Growing up in Brunei, South-East Asia, Johari bin Brahim used to dream of becoming an airline pilot. He nurtured his dream on trips to Indonesia, Saudi Arabia, South Korea and the UK.

But when he left school with only two ‘O’ levels – in geography and Malay – he saw that dream disappear.

“You need at least ‘A’ levels to qualify to be a pilot,” he says.

He lacked a Plan B but he did have determination and drive. So he took the first job he could find – as an office boy in a construction company.

“I was paid only BND300 (about $215) a month. I did everything from financial accounting and quantity surveying, to meeting clients and public relations,” recalls the 29-year-old. 

The experience was humbling but it gave him a good overview of the industry. It also inspired him to start his own construction company, Jocon, in 2007, right after he attended Shell Brunei’s award-winning LiveWIRE programme. 

Shell LiveWIRE, which celebrates its 35th anniversary this year, gives young entrepreneurs training and networking support. It was through the programme that Johari picked up important skills for managing a business, including how to draw up a business plan.

This year, his second company, Teamone Environmental Technologies, which he set up in 2012, won a $24 million contract to supply tanker, forklift and manpower services to Shell Brunei.

As part of the contract, his company’s five vacuum tankers remove oily waste from Shell sites and send it to a waste-handling plant. 

“One of the key things I learned from LiveWIRE was to have enough emergency funds to last six months,” bin Brahim says.

That lesson came in handy recently when a vacuum tanker broke down and he had to spend time looking for a specially trained mechanic. In the meantime, he leased a tanker from a competitor firm so that work could continue.

“This had an impact on our cash flow. While I always make sure that all 345 of my employees are paid on time, this time, they had to wait an additional two to three days. But they were still paid,” he says.


The entrepreneur’s father, former army officer Haji Mohd Noor, credits his son’s hard work and perseverance for his success today. “He was always a hyperactive child and he never gives up hope,” he says.

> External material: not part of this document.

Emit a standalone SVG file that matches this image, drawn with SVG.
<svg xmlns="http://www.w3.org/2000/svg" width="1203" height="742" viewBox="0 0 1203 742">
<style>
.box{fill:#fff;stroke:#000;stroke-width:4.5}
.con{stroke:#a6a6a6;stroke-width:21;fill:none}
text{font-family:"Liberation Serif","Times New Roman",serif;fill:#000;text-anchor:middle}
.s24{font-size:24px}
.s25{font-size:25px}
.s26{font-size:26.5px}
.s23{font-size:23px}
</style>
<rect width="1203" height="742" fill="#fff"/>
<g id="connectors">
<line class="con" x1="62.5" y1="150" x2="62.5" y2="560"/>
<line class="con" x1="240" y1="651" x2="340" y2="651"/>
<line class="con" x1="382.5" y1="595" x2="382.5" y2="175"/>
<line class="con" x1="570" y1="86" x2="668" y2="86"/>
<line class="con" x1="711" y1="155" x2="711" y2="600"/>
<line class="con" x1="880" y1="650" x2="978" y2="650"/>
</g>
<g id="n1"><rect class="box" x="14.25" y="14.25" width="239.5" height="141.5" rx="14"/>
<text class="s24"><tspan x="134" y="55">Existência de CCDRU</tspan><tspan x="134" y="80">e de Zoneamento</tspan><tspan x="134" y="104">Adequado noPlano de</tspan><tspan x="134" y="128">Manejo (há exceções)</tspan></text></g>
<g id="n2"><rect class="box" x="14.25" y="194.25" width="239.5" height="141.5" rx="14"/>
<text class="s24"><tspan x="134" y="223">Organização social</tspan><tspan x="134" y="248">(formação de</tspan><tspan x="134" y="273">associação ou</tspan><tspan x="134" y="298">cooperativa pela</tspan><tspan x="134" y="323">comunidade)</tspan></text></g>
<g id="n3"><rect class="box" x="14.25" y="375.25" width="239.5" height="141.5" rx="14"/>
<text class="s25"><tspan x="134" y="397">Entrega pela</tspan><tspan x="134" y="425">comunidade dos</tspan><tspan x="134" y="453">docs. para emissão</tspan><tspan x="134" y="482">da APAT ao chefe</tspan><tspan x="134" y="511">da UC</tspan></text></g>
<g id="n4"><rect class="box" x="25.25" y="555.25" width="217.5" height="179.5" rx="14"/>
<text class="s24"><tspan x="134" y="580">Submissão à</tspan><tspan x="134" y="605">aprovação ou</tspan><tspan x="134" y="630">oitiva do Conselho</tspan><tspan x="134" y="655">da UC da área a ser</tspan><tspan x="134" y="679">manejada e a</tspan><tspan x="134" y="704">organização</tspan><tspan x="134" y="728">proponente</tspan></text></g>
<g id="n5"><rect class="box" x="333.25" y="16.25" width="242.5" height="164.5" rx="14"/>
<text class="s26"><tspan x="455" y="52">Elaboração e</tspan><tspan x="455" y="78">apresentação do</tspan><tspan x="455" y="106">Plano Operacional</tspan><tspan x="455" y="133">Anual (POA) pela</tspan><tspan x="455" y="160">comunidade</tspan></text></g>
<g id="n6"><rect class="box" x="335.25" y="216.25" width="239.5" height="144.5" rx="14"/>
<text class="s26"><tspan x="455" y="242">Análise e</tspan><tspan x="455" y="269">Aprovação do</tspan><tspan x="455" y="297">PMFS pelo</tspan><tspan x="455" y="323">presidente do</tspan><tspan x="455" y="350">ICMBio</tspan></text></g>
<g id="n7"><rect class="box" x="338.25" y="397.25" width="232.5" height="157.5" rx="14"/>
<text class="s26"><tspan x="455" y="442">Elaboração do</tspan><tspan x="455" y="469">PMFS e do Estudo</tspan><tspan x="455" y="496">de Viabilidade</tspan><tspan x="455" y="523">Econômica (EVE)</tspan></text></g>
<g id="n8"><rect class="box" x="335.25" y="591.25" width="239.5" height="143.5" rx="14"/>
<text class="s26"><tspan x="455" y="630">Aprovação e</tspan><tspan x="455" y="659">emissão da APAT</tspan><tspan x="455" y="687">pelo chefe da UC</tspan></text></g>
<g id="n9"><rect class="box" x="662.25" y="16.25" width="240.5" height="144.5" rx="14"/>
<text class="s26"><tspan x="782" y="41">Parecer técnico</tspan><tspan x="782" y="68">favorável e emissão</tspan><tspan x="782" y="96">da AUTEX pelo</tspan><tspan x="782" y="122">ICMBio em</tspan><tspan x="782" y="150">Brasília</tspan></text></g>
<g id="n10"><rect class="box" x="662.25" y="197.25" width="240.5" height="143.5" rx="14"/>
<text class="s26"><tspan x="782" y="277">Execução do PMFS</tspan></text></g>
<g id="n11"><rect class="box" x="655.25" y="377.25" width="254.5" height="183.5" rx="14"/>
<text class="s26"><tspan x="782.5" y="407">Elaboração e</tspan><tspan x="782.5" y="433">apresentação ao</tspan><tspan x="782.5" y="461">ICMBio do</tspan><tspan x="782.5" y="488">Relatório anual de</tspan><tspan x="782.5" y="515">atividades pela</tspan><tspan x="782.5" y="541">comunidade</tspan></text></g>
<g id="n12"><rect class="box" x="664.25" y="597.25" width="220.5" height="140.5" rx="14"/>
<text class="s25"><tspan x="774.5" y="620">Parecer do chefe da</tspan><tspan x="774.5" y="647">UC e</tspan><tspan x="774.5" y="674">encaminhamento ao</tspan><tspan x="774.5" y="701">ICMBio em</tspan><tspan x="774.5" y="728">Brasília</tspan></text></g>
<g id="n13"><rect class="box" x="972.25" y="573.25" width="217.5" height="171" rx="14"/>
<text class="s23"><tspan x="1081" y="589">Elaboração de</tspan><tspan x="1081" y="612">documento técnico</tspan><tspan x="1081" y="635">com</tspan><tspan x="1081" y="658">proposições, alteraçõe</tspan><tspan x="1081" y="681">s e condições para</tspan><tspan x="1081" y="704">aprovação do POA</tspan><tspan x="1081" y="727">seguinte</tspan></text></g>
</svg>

In the early days of running his business, bin Brahim was also studying for a diploma in business and management at the polytechnic Politeknik Brunei. “It was very stressful juggling school with work but I knew it was important for me to keep learning,” he says.

The school even gave him small jobs – he repaired a faulty air-conditioner and built an ablutions area in the prayer room.

“Johari is an inspiration to other young entrepreneurs, especially those who may not be strong academically,” says Rosita Hassan, Shell Brunei’s Head of Supply Chain Management and Chairperson of the Shell Brunei LiveWIRE committee. “He is proof that you don’t need good grades to excel in life.”

Moving on

Bin Brahim has already set his sights on his next project. He wants to start a business planting fruit or rice in Brunei. “Most of our fruit is imported. Our rice comes from Thailand. I want to develop our domestic agriculture industry.”

His aim in life is to be the owner of many different businesses and to keep learning. He also wants to help mentor young people who are starting their own businesses.

“I will tell them ‘never look back, even if you encounter failure. You must always focus on what’s ahead of you and never stop chasing your dreams’.”

While he may not have fulfilled his own childhood dream of becoming a pilot, bin Brahim is certainly planning to go places. Fast.